アルトゥール・ルービンシュタイン ショパン バラード 第1番 Op.23

 ショパン演奏の王道、アルトゥール・ルービンシュタインのショパン、バラード、第1番、Op.23。ホロヴィッツの演奏の素晴らしさもさることながら、ルービンシュタインのショパンを聴くと、ショパンの音楽そのものだと思わせる。

 冒頭のC音。物語の始まりを告げる。物悲しい第1主題が盛り上がりを見せ、第2主題の温かみ溢れる歌。自然で何の衒いもなく聴かせてしまう。ショパンの本質、歌をたっぷり聴かせる。再び、第1主題が現れ、第2主題。コーダの迫真に満ちた演奏。物語の結末を見るかの如くである。

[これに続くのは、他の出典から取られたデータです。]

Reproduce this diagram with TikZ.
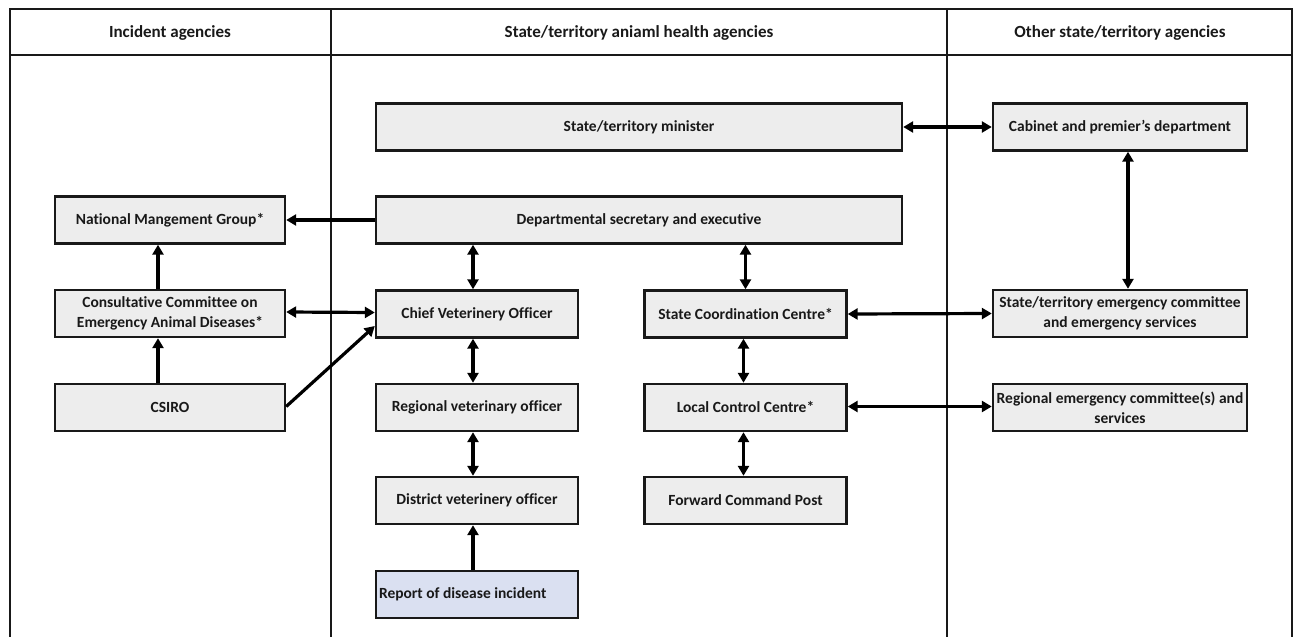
\documentclass[tikz,border=0pt]{standalone}
\usepackage{fontspec}
\setmainfont{Carlito}[Ligatures=NoCommon]
\usetikzlibrary{arrows.meta,calc}
\definecolor{boxgray}{RGB}{237,237,237}
\definecolor{reportblue}{RGB}{218,224,241}
\definecolor{txt}{RGB}{25,25,25}
\tikzset{
  box/.style={draw=black!90, line width=2.4pt, fill=boxgray, text=txt,
    font=\fontsize{15.5}{20}\selectfont\bfseries, align=center,
    minimum height=47pt, inner sep=1pt},
  wide/.style={minimum width=526pt},
  lbox/.style={minimum width=230pt},
  mbox/.style={minimum width=202pt},
  rbox/.style={minimum width=254pt},
  conn/.style={line width=3.2pt, black,
    -{Triangle[length=10pt,width=11pt]}},
  bconn/.style={line width=3.2pt, black,
    {Triangle[length=10pt,width=11pt]}-{Triangle[length=10pt,width=11pt]}},
  frame/.style={line width=2pt, black!90},
  head/.style={text=txt, font=\fontsize{17}{20}\selectfont\bfseries}
}
\begin{document}
\begin{tikzpicture}[x=1pt,y=-1pt]
\useasboundingbox (0,0) rectangle (1294,637);
% frame
\coordinate (tl) at (10,9);
\coordinate (tr) at (1292,9);
\coordinate (bl) at (10,640);
\coordinate (br) at (1292,640);
\coordinate (d1t) at (330.5,9);
\coordinate (d1b) at (330.5,640);
\coordinate (d2t) at (947,9);
\coordinate (d2b) at (947,640);
\coordinate (hl) at (10,55);
\coordinate (hr) at (1292,55);
\draw[frame] (bl) -- (tl) -- (tr) -- (br);
\draw[frame] (d1t) -- (d1b);
\draw[frame] (d2t) -- (d2b);
\draw[frame] (hl) -- (hr);
\node[head] (h1) at (170,33) {Incident agencies};
\node[head] (h2) at (639,33) {State/territory aniaml health agencies};
\node[head] (h3) at (1120,33) {Other state/territory agencies};
% boxes
\node[box,wide] (min) at (639,127) {State/territory minister};
\node[box,wide] (dept) at (639,220) {Departmental secretary and executive};
\node[box,lbox] (nmg) at (170,220) {National Mangement Group*};
\node[box,lbox] (ccead) at (170,313.5) {Consultative Committee on\\Emergency Animal Diseases*};
\node[box,lbox] (csiro) at (170,407.5) {CSIRO};
\node[box,mbox] (cvo) at (477,314) {Chief Veterinery Officer};
\node[box,mbox] (rvo) at (477,407.5) {Regional veterinary officer};
\node[box,mbox] (dvo) at (477,500.5) {District veterinery officer};
\node[box,mbox,fill=reportblue,text width=196pt,align=flush left,inner xsep=3pt] (rep) at (477,594.5) {Report of disease incident};
\node[box,mbox] (scc) at (745.5,314) {State Coordination Centre*};
\node[box,mbox] (lcc) at (745.5,407.5) {Local Control Centre*};
\node[box,mbox] (fcp) at (745.5,500.5) {Forward Command Post};
\node[box,rbox] (cab) at (1120,127) {Cabinet and premier{\char"0027}s department};
\node[box,rbox] (sec) at (1120,313.5) {State/territory emergency committee\\and emergency services};
\node[box,rbox] (rec) at (1120,407.5) {Regional emergency committee(s) and\\services};
% connectors
\draw[conn] (dept.west) -- (nmg.east);
\draw[conn] ([xshift=-12pt]ccead.north) -- ([xshift=-12pt]nmg.south);
\draw[conn] ([xshift=-12pt]csiro.north) -- ([xshift=-12pt]ccead.south);
\draw[bconn] ([yshift=1.5pt]ccead.east) -- ([yshift=1.5pt]cvo.west);
\draw[conn] ([yshift=1pt]csiro.east) -- ([yshift=-12pt]cvo.west);
\draw[bconn] ([xshift=-4pt]dept.south -| cvo.north) -- ([xshift=-4pt]cvo.north);
\draw[bconn] (dept.south -| scc.north) -- (scc.north);
\draw[bconn] ([xshift=-4pt]cvo.south) -- ([xshift=-4pt]rvo.north);
\draw[bconn] ([xshift=-4pt]rvo.south) -- ([xshift=-4pt]dvo.north);
\draw[conn] ([xshift=-4pt]rep.north) -- ([xshift=-4pt]dvo.south);
\draw[bconn] ([xshift=-2pt]scc.south) -- ([xshift=-2pt]lcc.north);
\draw[bconn] ([xshift=-2pt]lcc.south) -- ([xshift=-2pt]fcp.north);
\draw[bconn] (min.east) -- (cab.west);
\draw[bconn] ([xshift=8pt]cab.south) -- ([xshift=8pt]sec.north);
\draw[bconn] (scc.east) -- (sec.west);
\draw[bconn] ([yshift=1pt]lcc.east) -- ([yshift=1pt]rec.west);
\end{tikzpicture}
\end{document}
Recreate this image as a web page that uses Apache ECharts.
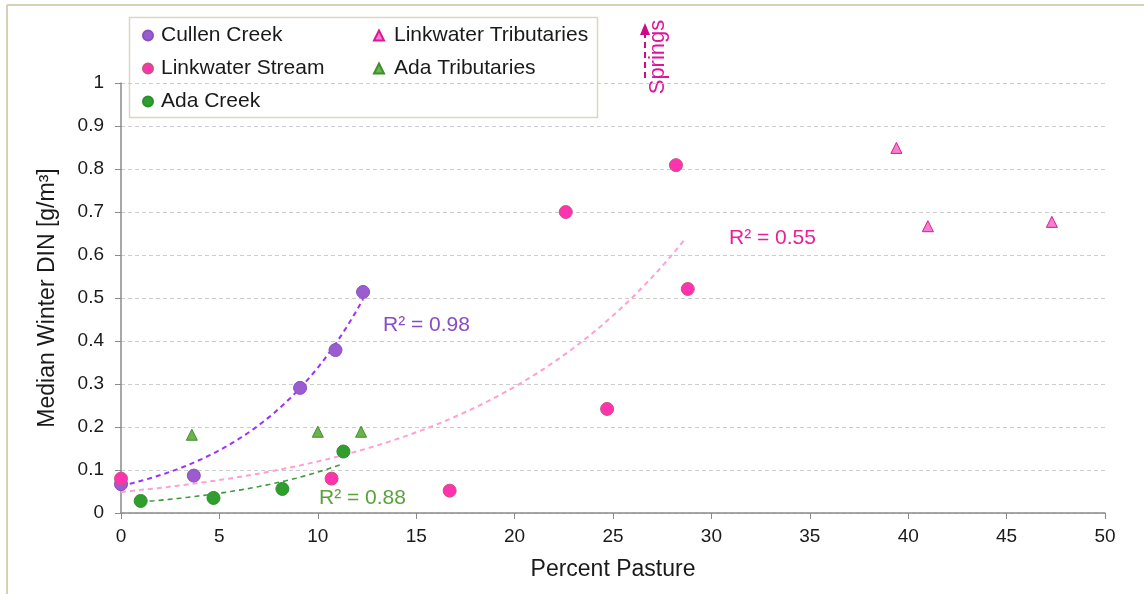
<!DOCTYPE html>
<html>
<head>
<meta charset="utf-8">
<script src="https://cdn.jsdelivr.net/npm/echarts@6/dist/echarts.min.js"></script>
<style>
  html, body { margin: 0; padding: 0; background: #fff; }
  #chart { width: 1144px; height: 594px; }
</style>
</head>
<body>
<div id="chart"></div>
<script>
// Percent pasture (x) vs median winter DIN in g/m3 (y)
const cullenCreek = [[0, 0.067], [3.7, 0.087], [9.1, 0.291], [10.9, 0.379], [12.3, 0.514]];
const linkwaterStream = [[0, 0.080], [10.7, 0.080], [16.7, 0.052], [22.6, 0.700], [24.7, 0.242], [28.2, 0.809], [28.8, 0.521]];
const adaCreek = [[1.0, 0.028], [4.7, 0.035], [8.2, 0.056], [11.3, 0.143]];
const linkwaterTributaries = [[39.4, 0.849], [41.0, 0.667], [47.3, 0.677]];
const adaTributaries = [[3.6, 0.182], [10.0, 0.189], [12.2, 0.189]];

// Exponential trend lines y = a * exp(b * x) over [xFrom, xTo]
const cullenTrend = { a: 0.063, b: 0.168, xFrom: 0, xTo: 12.3, r2: '0.98' };
const linkwaterTrend = { a: 0.049, b: 0.0895, xFrom: 0, xTo: 28.7, r2: '0.55' };
const adaTrend = { a: 0.0223, b: 0.145, xFrom: 1.0, xTo: 11.3, r2: '0.88' };

const xTicks = { min: 0, max: 50, interval: 5 };
const yTicks = { min: 0, max: 1, interval: 0.1 };

function trendPoints(t) {
  const pts = [];
  const n = 60;
  for (let i = 0; i <= n; i++) {
    const x = t.xFrom + (t.xTo - t.xFrom) * i / n;
    pts.push([x, t.a * Math.exp(t.b * x)]);
  }
  return pts;
}

const FONT = '"Liberation Sans", Arial, sans-serif';
const NARROW = '"Liberation Sans Narrow", "Liberation Sans", sans-serif';
const chart = echarts.init(document.getElementById('chart'));

function trendSeries(name, t, color, width) {
  return {
    name: name, type: 'line', data: trendPoints(t), showSymbol: false, symbol: 'none',
    smooth: false, silent: true, z: 1,
    lineStyle: { color: color, width: width, type: [5, 4] }
  };
}

function dot(name, data, fill, border, symbol, size) {
  return {
    name: name, type: 'scatter', data: data, symbol: symbol, symbolSize: size, z: 3,
    itemStyle: { color: fill, borderColor: border, borderWidth: 1, opacity: 1 }
  };
}

const legendText = { fontFamily: FONT, fontSize: 21, color: '#1a1a1a', padding: [0, 0, 0, 3] };

chart.setOption({
  animation: false,
  backgroundColor: '#ffffff',
  grid: { left: 121, right: 39, top: 83, bottom: 81, containLabel: false },
  xAxis: {
    type: 'value', min: xTicks.min, max: xTicks.max, interval: xTicks.interval,
    name: 'Percent Pasture', nameLocation: 'middle', nameGap: 45,
    nameTextStyle: { fontFamily: FONT, fontSize: 23, color: '#1a1a1a' },
    axisLine: { lineStyle: { color: '#8a8a8a', width: 1.5 } },
    axisTick: { show: true, length: 6, lineStyle: { color: '#8a8a8a' } },
    axisLabel: { margin: 14, fontFamily: NARROW, fontSize: 19, color: '#1a1a1a' },
    splitLine: { show: false }
  },
  yAxis: {
    type: 'value', min: yTicks.min, max: yTicks.max, interval: yTicks.interval,
    name: 'Median Winter DIN [g/m³]', nameLocation: 'middle', nameGap: 62,
    nameTextStyle: { fontFamily: FONT, fontSize: 23, color: '#1a1a1a' },
    axisLine: { show: true, lineStyle: { color: '#8a8a8a', width: 1.5 } },
    axisTick: { show: true, length: 6, lineStyle: { color: '#8a8a8a' } },
    axisLabel: {
      margin: 17, fontFamily: FONT, fontSize: 19, color: '#1a1a1a',
      formatter: v => (Math.round(v * 10) / 10).toString()
    },
    splitLine: { show: true, lineStyle: { color: '#cccccc', type: [4, 3], width: 1 } }
  },
  legend: [
    {
      data: ['Cullen Creek', 'Linkwater Stream', 'Ada Creek'],
      orient: 'vertical', left: 137, top: 20, itemGap: 12,
      itemWidth: 10, itemHeight: 10, textStyle: legendText, selectedMode: false
    },
    {
      data: ['Linkwater Tributaries', 'Ada Tributaries'],
      orient: 'vertical', left: 368, top: 20, itemGap: 12,
      itemWidth: 10, itemHeight: 10,
      textStyle: Object.assign({}, legendText, { padding: [0, 0, 0, 5] }), selectedMode: false
    }
  ],
  graphic: [
    // outer frame (left and top edges)
    { type: 'line', shape: { x1: 7, y1: 5, x2: 1144, y2: 5 }, style: { stroke: '#d8cfb4', lineWidth: 2 }, silent: true },
    { type: 'line', shape: { x1: 7, y1: 5, x2: 7, y2: 594 }, style: { stroke: '#d8cfb4', lineWidth: 2 }, silent: true },
    // legend box
    { type: 'rect', shape: { x: 129.5, y: 17.5, width: 468, height: 100 }, style: { fill: '#ffffff', stroke: '#dcd5c0', lineWidth: 1.5 }, z: -1, silent: true },
    // R² labels
    { type: 'text', left: 383, top: 315, style: { text: 'R² = ' + cullenTrend.r2, fill: '#8a4cc4', font: '21px ' + FONT }, silent: true },
    { type: 'text', left: 729, top: 228, style: { text: 'R² = ' + linkwaterTrend.r2, fill: '#e8209a', font: '21px ' + FONT }, silent: true },
    { type: 'text', left: 319, top: 488, style: { text: 'R² = ' + adaTrend.r2, fill: '#5aa23c', font: '21px ' + FONT }, silent: true },
    // Springs annotation: dashed arrow and rotated label
    { type: 'line', shape: { x1: 645, y1: 78, x2: 645, y2: 34 }, style: { stroke: '#cc0a8a', lineWidth: 2, lineDash: [6, 4] }, silent: true },
    { type: 'polygon', shape: { points: [[645, 23], [640, 35], [650, 35]] }, style: { fill: '#cc0a8a' }, silent: true },
    { type: 'text', x: 658, y: 57, rotation: Math.PI / 2,
      style: { text: 'Springs', fill: '#e0139c', font: '22px ' + FONT, align: 'center', verticalAlign: 'middle' }, silent: true }
  ],
  series: [
    trendSeries('Cullen trend', cullenTrend, '#9b30ff', 2),
    trendSeries('Linkwater trend', linkwaterTrend, '#ff9fd2', 2),
    trendSeries('Ada trend', adaTrend, '#3a9a3a', 1.6),
    dot('Cullen Creek', cullenCreek, '#9a5ccf', '#8a4fc0', 'circle', 13),
    dot('Linkwater Stream', linkwaterStream, '#ff33b0', '#c8557a', 'circle', 13),
    dot('Ada Creek', adaCreek, '#2f9e2f', '#2b8f2b', 'circle', 13),
    dot('Linkwater Tributaries', linkwaterTributaries, '#f47fcf', '#e0169a', 'triangle', 11),
    dot('Ada Tributaries', adaTributaries, '#6bb34a', '#3f8f2f', 'triangle', 11)
  ]
});
</script>
</body>
</html>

 シューマンは、このバラードを「最高の作品」と評価するものの、ショパンは、シューマンを「音楽もやるアマチュア」と評している。父親の温かい愛情に包まれ、音楽家としての才能を見せながらも、姉の自殺・父親の死で音楽への道を絶たれ、法律の道に進むよう促されたシューマンは、音楽への道を諦めず、ピアニストとしてその道に戻ろうとしていたとはいえ、作曲家・評論家として音楽の道に戻った。ショパンは、ワルシャワ音楽院に進み、ユーゼフ・エルスナーに師事、ピアノ・作曲を学び、プロの音楽家として世に出て行った。音楽家として完成したショパンはポーランドを去ったものの、ポーランドがロシアからの独立を目指した時、帰国しようとしたものの、できず、パリにやって来た。パリでは、リストとの出会いもあって、ショパンも認められ、ジョルジュ・サンドとの出会いもあった。

 ショパンのピアノ作品が如何に洗練され、素晴らしい内容を併せ持ったものか。ルービンシュタインはショパンの音楽の本質を伝える演奏家として傑出していると言えよう。